Contrary to popular belief, a limb going "to sleep" has nothing to do with circulation. Rather, limb paresthesia is due to the constriction of the nervous afferents that service the limb. I don't really see how hip pads could be responsible for this unless they're HUGE and hard as a rock...tehe... but the back band is in the right place to trap that plexus between it and your pelvis. So...loosen up the backband.

I used to have the same problem when I first started creekin. I strapped myself into my blunt so friggin tight so I would stay forward that my legs would go numb. Eventually, you'll learn to adopt an aggressive posture automatically and won't need to rely on the back band to keep you there...just to lend you some support.

If all else fails...cut off your feet. It's not like you need them to ride a snowboard down there anyway.


----------



## chadmckenzie26 (Jun 23, 2005)

Try the seat cushion. My legs went to sleep in my boat, which is big. I used the seat cushion and it helped a bit. I have poor circulation from smoking, I guess. It's not the hip pads because I don't have any.


----------



## newby0616 (Jun 16, 2005)

Hey folks,
Thanks *EVERYONE* for your responses.... I'm supposed to be going out tonight to make the most of our getting waterlogged from Katrina, so I'll play with the pads and see what happens from there. I've *absolutely* been of the mindset it's not the boat, it's me (why does this sound like some lame break-up line?  ) from the get-go, though; for whatever it's worth, I paddled alot of boats before deciding on my Jackson, and I think I'd be having the same issues (if not worse) no matter what I was in. 
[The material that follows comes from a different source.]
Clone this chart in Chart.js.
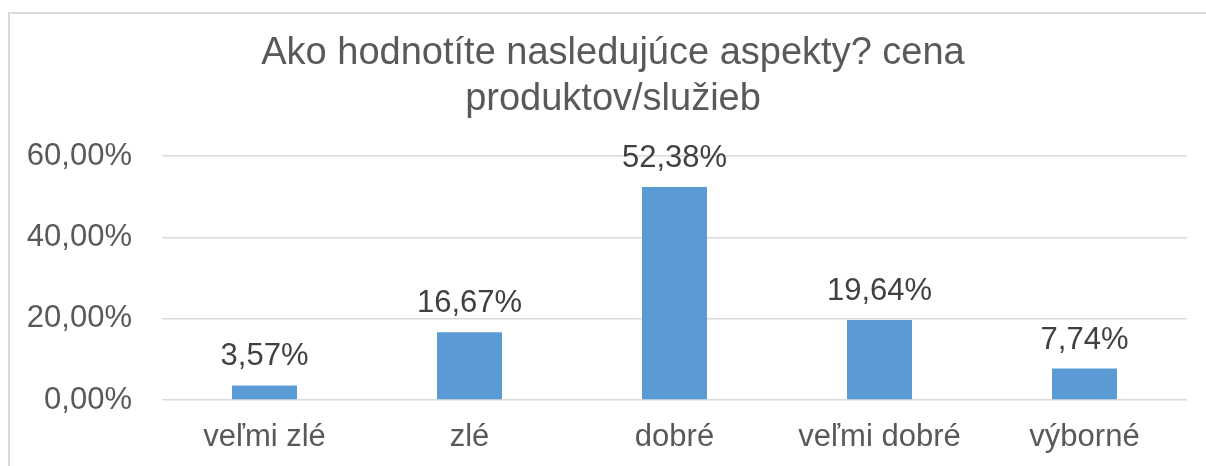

Don, you and Lauren are probably right on about the hip-padding. Since my combat roll is far from "bombproof" still (running about 50/50 on success rates... thank god I do a pretty good job of staying upright...! LOL), I probably am a little snug and trying to make the most of that snap. We paddled some cooler water a couple of weeks back, so I broke out the hydroskin shorts that afternoon and *swore* by the fact I had, what another 3 mm total?, snugging me down that tiny bit more in my boat. I know, it's goofy! I blew an entire day of paddling after tinkering with my hip pads a few weeks ago though, getting on the water that morning and not feeling like I had that same level of responsiveness... so I think I'm equating a snug fit = control, whether it's more of a psychological/ reassurance thing or an actual response/ control thing, who knows....???

BSOE and OcoeeKip-- thanks for the anatomical insight. Luckily, BSOE, I was able to make it thru your post without having to look up a single word!  I don't think I'd considered much about the physiological implications of kayak ergonomics (dear god.... someone get me OFF the big, self-important vocabulary here!  ) before your post, but it does shed some light on it. 

And Mike B and Chaddy Mack: Jackson Kayak is now $45 richer thanks to you guys' feedback.  I placed the Happy Seat on order and we'll see if that doesn't alleviate some of the alignment and pressure point issues.

Thank you all for taking the time to lend a hand, folks. 
looks like it's back to that whole trial-and-error process again.... <*sigh*>


----------